Wednesday, February 9, 2011

Demystifying the liberalism and multiculturalism


What we as an individual in a society composed by our actions need to do is the following; first understand the core principles of liberalism at individual level, and do not bother and confuse about multiculturalism, because the word multiculturalism is as complicated as the word ‘secularism’; both has inherited problems; do not link with multiculturalism when you try to understand the entity called liberalism; make sure that the foundation of liberal values are established in your thinking by your own way and methods, then move for understanding the multiculturalism but ensure that you are not moving away from liberal values over the period a journey to understand the multiculturalism.     

What prompted me to utter the above words is Mr.Mehta article in today’s IE. Some excerpts: 
  • Munich Conference has evoked sharply contrasting responses.
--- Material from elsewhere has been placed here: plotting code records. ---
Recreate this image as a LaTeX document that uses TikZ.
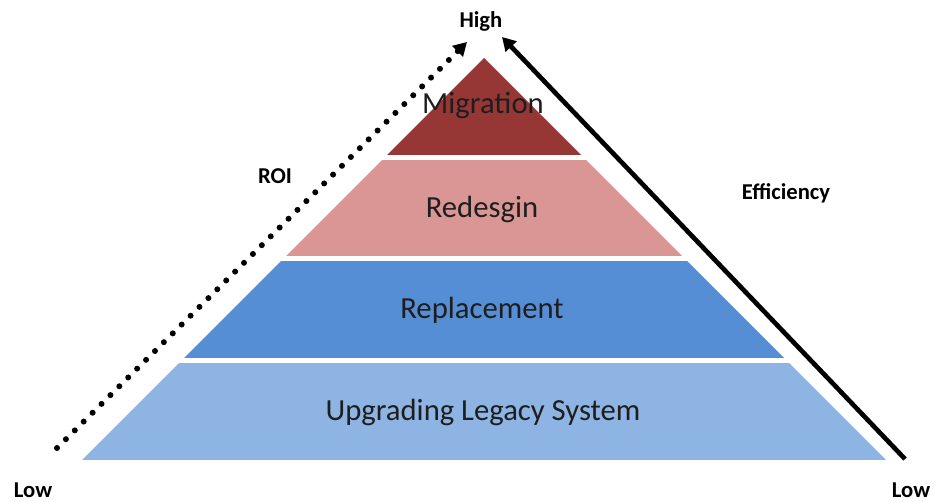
\documentclass[tikz,border=0pt]{standalone}
\usepackage{fontspec}
\setmainfont{Carlito}
\usetikzlibrary{positioning, arrows.meta}
\definecolor{pred}{RGB}{150,55,53}
\definecolor{ppink}{RGB}{217,150,148}
\definecolor{pblue}{RGB}{85,142,213}
\definecolor{plightblue}{RGB}{142,180,227}
\definecolor{ptext}{RGB}{30,30,30}

\begin{document}
\begin{tikzpicture}[x=0.75pt, y=-0.75pt,
        layertext/.style={anchor=base, text=ptext, font=\fontsize{23}{26}\selectfont},
        axistext/.style={anchor=base, text=black, font=\fontsize{17}{20}\selectfont\bfseries}]
        \useasboundingbox (0,0) rectangle (935,501);

        % pyramid bands
        \begin{scope}
            \clip (484,58) -- (82,460) -- (886,460) -- cycle;
            \fill[pred] (0,40) rectangle (935,155);
            \fill[ppink] (0,160) rectangle (935,256);
            \fill[pblue] (0,261) rectangle (935,358);
            \fill[plightblue] (0,363) rectangle (935,460);
        \end{scope}

        % band labels
        \node[layertext] (mig) at (483,113) {Migration};
        \node[layertext] (red) at (482,217) {Redesgin};
        \node[layertext] (rep) at (482,318) {Replacement};
        \node[layertext] (upg) at (483,420) {Upgrading Legacy System};

        % axis labels
        \node[axistext] (high) at (481,27) {High};
        \node[axistext] (lowl) at (33,497) {Low};
        \node[axistext] (lowr) at (911,497) {Low};
        \node[axistext] (roi) at (275,183) {ROI};
        \node[axistext] (eff) at (786,199) {Efficiency};

        % ROI arrow (dotted)
        \coordinate (roi-from) at (57,448);
        \coordinate (roi-to) at (467,42);
        \draw[line width=4.5pt, line cap=round, dash pattern=on 0pt off 9.4pt,
              -{Triangle[length=10pt, width=11pt]}] (roi-from) -- (roi-to);

        % efficiency arrow (solid)
        \coordinate (eff-from) at (905,459);
        \coordinate (eff-to) at (502,37);
        \draw[line width=3.5pt, -{Triangle[length=10pt, width=11pt]}] (eff-from) -- (eff-to);
\end{tikzpicture}
\end{document}
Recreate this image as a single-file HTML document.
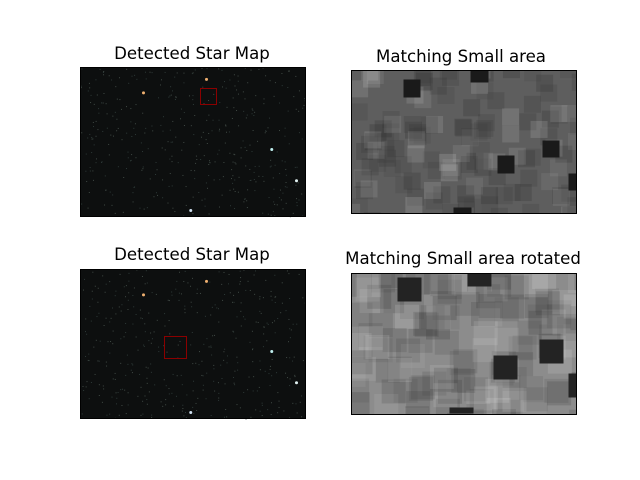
<!DOCTYPE html>
<html><head><meta charset="utf-8"><style>
body{margin:0;background:#fff;}
svg{display:block;font-family:"DejaVu Sans","Liberation Sans",sans-serif;}
</style></head><body>
<svg id="fig" width="640" height="480" viewBox="0 0 640 480">
<rect width="640" height="480" fill="#fff"/>
<text x="192" y="59" font-size="16.6" text-anchor="middle">Detected Star Map</text>
<text x="461" y="62" font-size="16.6" text-anchor="middle">Matching Small area</text>
<text x="192" y="260" font-size="16.6" text-anchor="middle">Detected Star Map</text>
<text x="463" y="264" font-size="16.6" text-anchor="middle">Matching Small area rotated</text>
<g id="p1"></g>
<g id="p2"></g>
<g id="p3"></g>
<g id="p4"></g>
</svg>
<script>
// bright stars (relative fractions of star-map axes)
const brightX=[0.56,0.28,0.85,0.96,0.49];
const brightY=[0.08,0.17,0.55,0.76,0.96];
const brightC=['#f0b070','#f0b070','#c0f0f0','#e0f0f0','#d0e0f0'];
// dark squares in matching areas: [x,y,w,h] relative px
const darkTop=[[52,9,17,18],[119,0,18,12],[191,70,17,17],[146,85,17,18],[217,103,9,17],[102,137,18,6]];
const darkRot=[[46,4,24,24],[116,0,24,13],[188,66,24,24],[217,100,9,24],[98,134,24,6],[142,82,24,24]];
const NS='http://www.w3.org/2000/svg';
function mk(tag,attrs,parent){const e=document.createElementNS(NS,tag);for(const k in attrs)e.setAttribute(k,attrs[k]);parent.appendChild(e);return e;}
let seed=7;function rnd(){seed=(seed*16807)%2147483647;return seed/2147483647;}
function starMap(g,x,y,w,h,bx,by,bw){
  const r=mk('rect',{x:x,y:y,width:w,height:h,fill:'#0d0f0f'},g);
  
  
  for(let i=0;i<400;i++){const c=rnd()<0.5?'#2e3a38':'#404a45';mk('rect',{x:x+rnd()*w,y:y+rnd()*h,width:1,height:1,fill:c},g);}
  for(let i=0;i<brightX.length;i++){const s=mk('circle',{cx:x+brightX[i]*w,cy:y+brightY[i]*h,r:1.5,fill:brightC[i]},g);
    
    }
  const b=mk('rect',{x:bx,y:by,width:bw,height:bw,fill:'none',stroke:'#8b0000','stroke-width':1},g);
  
  
  const f=mk('rect',{x:x,y:y,width:w,height:h,fill:'none',stroke:'#000','stroke-width':1},g);
  
  
}
function gray(g,x,y,w,h,base,mid,dark,sq,sz){
  mk('clipPath',{id:'c'+g.id},g);
  const cp=g.lastChild;mk('rect',{x:x,y:y,width:w,height:h},cp);
  const inner=mk('g',{'clip-path':'url(#c'+g.id+')'},g);
  const r=mk('rect',{x:x,y:y,width:w,height:h,fill:base},inner);
  
  
  for(let i=0;i<90;i++){mk('rect',{x:x-10+rnd()*(w+10),y:y-10+rnd()*(h+10),width:sz,height:sz,fill:mid,opacity:0.12+rnd()*0.15},inner);}
  for(let i=0;i<40;i++){mk('rect',{x:x-10+rnd()*(w+10),y:y-10+rnd()*(h+10),width:sz,height:sz,fill:'#ffffff',opacity:0.06+rnd()*0.08},inner);}
  for(const d of sq){const s=mk('rect',{x:x+d[0],y:y+d[1],width:d[2],height:d[3],fill:dark},inner);
    
    }
  const f=mk('rect',{x:x,y:y,width:w,height:h,fill:'none',stroke:'#000','stroke-width':1},g);
  
  
}
starMap(document.getElementById('p1'),80.5,67.5,225,149,200.5,88.5,16);
starMap(document.getElementById('p2'),80.5,269.5,225,149,164.5,336.5,22);
gray(document.getElementById('p3'),351.5,70.5,225,143,'#5e5e5e','#303030','#1a1a1a',darkTop,17);
gray(document.getElementById('p4'),351.5,273.5,225,141,'#8c8c8c','#404040','#232323',darkRot,24);
</script>
</body></html>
Some see in the speech an attempt to rescue liberalism from its counterfeit cousin, multiculturalism. Others see an enactment of the same narrow politics that produced a crisis in many liberal societies in the first place. 
  • The contest between liberalism and multiculturalism was about the relationship between freedom and diversity. Multiculturalism often fell into three traps in the context of this relationship. First, it ignored the fact that equal freedom for all individuals is the core value.  
  • ……instead of saying that your identity should be irrelevant to citizenship and to the goods that the state distributes, multiculturalism made identities the axis of distribution. The more identities become an axis of distribution, the greater the chance of destructive group politics. 
  • But liberal politics globally has been curiously susceptible to being taken over by right-wing nationalists.
  • This is often because defenders of liberal values end up aligning them with a particular way of life or national identity. In India, for example, the debate over reforming personal laws was often framed as being about “national integration” rather than about values of individuality and freedom.
  • Liberals should be worried about any attempt to benchmark national identity; such benchmarking diminishes the force of liberalism. 
  • The aspect of the speech that was potentially vague was the use of state power to clamp down on extremist groups. When state power should be used for clamping down is always a challenging question for liberals; a liberal society has to put up with a lot of offensive speech. But the challenge that liberal states face is over their credibility in being impartial. Do prejudgments and prejudice make these states more assiduously pursue groups belonging to some communities than others? 
  • In short, the future of liberalism will depend not upon a philosophical statement that all groups engaging in extremist speech be condemned; it will depend upon the impartiality of state practice towards all citizens.
  • The truth is that we still don’t fully understand the circumstances under which there is a turn to extremism. In that sense, Cameron’s implicit diagnosis that the turn to extremism was fuelled by state multiculturalism seems quite premature. Multiculturalism has its flaws. But it would be foolish for liberals to suppose that simply because state multiculturalism failed, the answer must lie in a more “muscular” liberalism.
  • Liberal values are eminently defensible. But their realisation in practice involves sensibly dealing with complex layers of history, psychology and a sense of self.
Postscript!!: British Prime Minister David Cameron speech at the Munich Security Conference is here (PDF).